Microsoft, last to the voice assistant party, is now scoffing at Apple's Siri again. Ironically, nobody is actually using Windows Phone, not even the voice actress Microsoft hired to speak its Siri-impersonating voice. Just like Samsung's celebrities, Jen Taylor uses an iPhone, too.
When Apple showed off its own Maps, Google helped orchestrate a campaign of doubt and ridicule, even allowing its Motorola subsidiary to fake an address for a mocking online ad campaign. Within the first year, Google lost a huge number of Maps users, with data from app analytics firm comScore indicating that Google retained less than a third of the iOS Maps audience it once dominated exclusively.
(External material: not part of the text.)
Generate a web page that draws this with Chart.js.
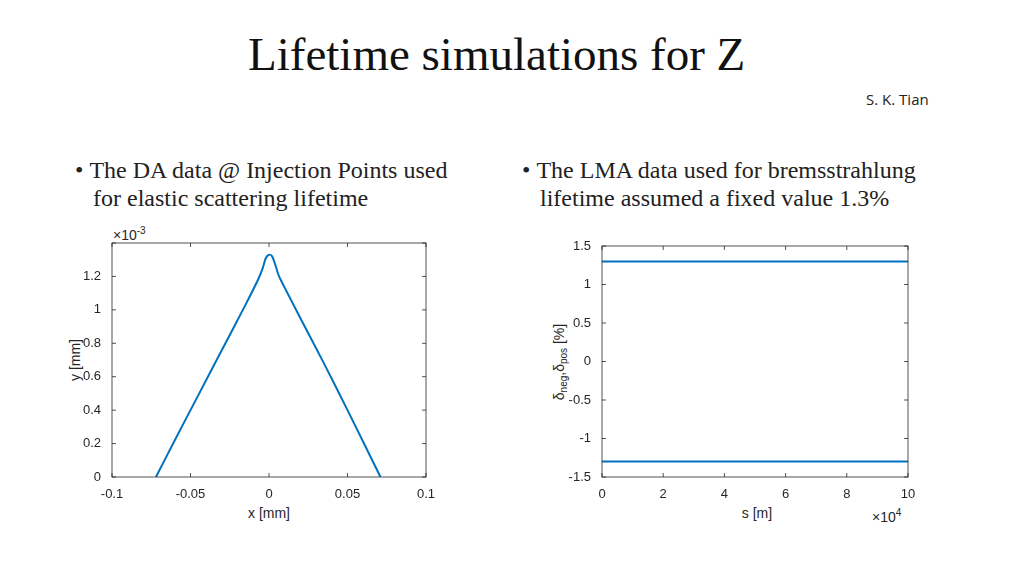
<!DOCTYPE html><html><head><meta charset="utf-8">
<script src="https://cdn.jsdelivr.net/npm/chart.js@4"></script>
<style>
body{margin:0;width:1024px;height:576px;background:#fff;position:relative;overflow:hidden;font-family:"Liberation Serif",serif}
.a{position:absolute;white-space:nowrap}
.t{font-family:'Liberation Sans',sans-serif;font-size:14px;color:#262626}
canvas{position:absolute}
</style></head><body>
<div class="a" style="left:248px;top:27px;font-size:47px;color:#111">Lifetime simulations for Z</div>
<div class="a" style="left:866px;top:89px;font-size:15px;font-family:'Open Sans',sans-serif;color:#222">S. K. Tian</div>
<div class="a" style="left:75px;top:156px;font-size:24px;line-height:28px;color:#222">•&nbsp;The DA data @ Injection Points used<br>&nbsp;&nbsp;&nbsp;for elastic scattering lifetime</div>
<div class="a" style="left:522px;top:156px;font-size:24px;line-height:28px;color:#222">•&nbsp;The LMA data used for bremsstrahlung<br>&nbsp;&nbsp;&nbsp;lifetime assumed a fixed value 1.3%</div>
<div class="a t" style="left:113px;top:225px">×10<sup style="font-size:10px">-3</sup></div>
<div class="a t" style="left:872px;top:507px">×10<sup style="font-size:10px">4</sup></div>
<div class="a t" style="left:269px;top:513px;transform:translate(-50%,-50%)">x [mm]</div>
<div class="a t" style="left:757px;top:513px;transform:translate(-50%,-50%)">s [m]</div>
<div class="a t" style="left:75px;top:360px;transform:translate(-50%,-50%) rotate(-90deg)">y [mm]</div>
<div class="a t" style="left:560px;top:362px;transform:translate(-50%,-50%) rotate(-90deg)">δ<sub style="font-size:10px">neg</sub>,δ<sub style="font-size:10px">pos</sub> [%]</div>
<canvas id="c1" style="left:40px;top:230px" width="400" height="300"></canvas>
<canvas id="c2" style="left:540px;top:230px" width="390" height="300"></canvas>
<script>
const daX=[-0.072,-0.06,-0.045,-0.03,-0.015,-0.007,-0.004,-0.002,0,0.002,0.004,0.006,0.008,0.02,0.035,0.05,0.071];
const daY=[0,0.22,0.49,0.76,1.03,1.18,1.25,1.31,1.33,1.32,1.27,1.21,1.17,0.95,0.68,0.40,0];
const sVals=[0,100000];
const dPos=[1.3,1.3];
const dNeg=[-1.3,-1.3];
const blue='#0072BD',tc='#262626';
const boxPlugin={id:'box',afterDraw(c){const a=c.chartArea,x=c.ctx;x.save();x.strokeStyle='#262626';x.lineWidth=0.8;x.strokeRect(a.left,a.top,a.right-a.left,a.bottom-a.top);
const xs=c.scales.x,ys=c.scales.y;xs.ticks.forEach(t=>{const p=xs.getPixelForValue(t.value);x.beginPath();x.moveTo(p,a.bottom);x.lineTo(p,a.bottom-4);x.moveTo(p,a.top);x.lineTo(p,a.top+4);x.stroke();});
ys.ticks.forEach(t=>{const p=ys.getPixelForValue(t.value);x.beginPath();x.moveTo(a.left,p);x.lineTo(a.left+4,p);x.moveTo(a.right,p);x.lineTo(a.right-4,p);x.stroke();});x.restore();}};
const f={family:'Liberation Sans',size:13};
function mk(id,ds,xo,yo,yw,pad){return new Chart(document.getElementById(id),{type:'scatter',data:{datasets:ds},
options:{responsive:false,animation:false,layout:{padding:pad},plugins:{legend:{display:false},tooltip:{enabled:false}},
scales:{x:Object.assign({type:'linear',grid:{display:false},border:{display:false},afterFit(s){s.height=53}},xo),
y:Object.assign({type:'linear',grid:{display:false},border:{display:false},afterFit(s){s.width=yw}},yo)}},plugins:[boxPlugin]});}
mk('c1',[{data:daX.map((v,i)=>({x:v,y:daY[i]})),showLine:true,borderColor:blue,borderWidth:2,pointRadius:0,tension:0.3}],
{min:-0.1,max:0.1,ticks:{color:tc,font:f,maxRotation:0,stepSize:0.05,padding:2,callback:v=>String(Math.round(v*100)/100)}},
{min:0,max:1.4,ticks:{color:tc,font:f,stepSize:0.2,callback:v=>v>1.3?'':String(Math.round(v*10)/10)}},72,{top:13,right:14,left:0,bottom:0});
mk('c2',[{data:sVals.map((v,i)=>({x:v,y:dPos[i]})),showLine:true,borderColor:blue,borderWidth:2,pointRadius:0},{data:sVals.map((v,i)=>({x:v,y:dNeg[i]})),showLine:true,borderColor:blue,borderWidth:2,pointRadius:0}],
{min:0,max:100000,ticks:{color:tc,font:f,maxRotation:0,stepSize:20000,padding:2,callback:v=>String(v/10000)}},
{min:-1.5,max:1.5,ticks:{color:tc,font:f,stepSize:0.5,callback:v=>String(v)}},62,{top:16,right:22,left:0,bottom:0});
</script></body></html>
iCloud has similarly been scoffed at by rival cloud services, but Apple now has extremely high adoption with its iOS and Mac users after building far more useful and innovative services into iCloud than third party services can in many cases even offer (including Safari bookmarks and Reading List sync; Find My Phone and new Continuity features in iOS 8 and OS X Yosemite).
Last year, critics immediately jumped on Touch ID, claiming that it could be easily bypassed by a team of experts equipped with high resolution scans of a user's fingerprints. Henry Blodget of Business Insider notoriously called Touch ID "an irrelevant gimmick" before it shipped.
However, that scoffing didn't stop users from seeing immediate convenience in the feature once it became available. This summer, Apple's chief executive Tim Cook stated that 83 percent of iPhone 5s users were now actually setting up Touch ID passcodes and securing their phones (an improvement over the fewer than half that were doing so prior to Touch ID).
As a result, law enforcement reported a significant reduction in device thefts they attributed to iOS 7's passcode-activated Activation Lock.
Lawmakers in Minnesota and California were so impressed with the results that they passed laws forcing Google, Samsung, Motorola, Blackberry, Microsoft and Nokia to copy Apple's lead in securing users' phones or face the loss of significant markets.
Perhaps Apple is having the last laugh.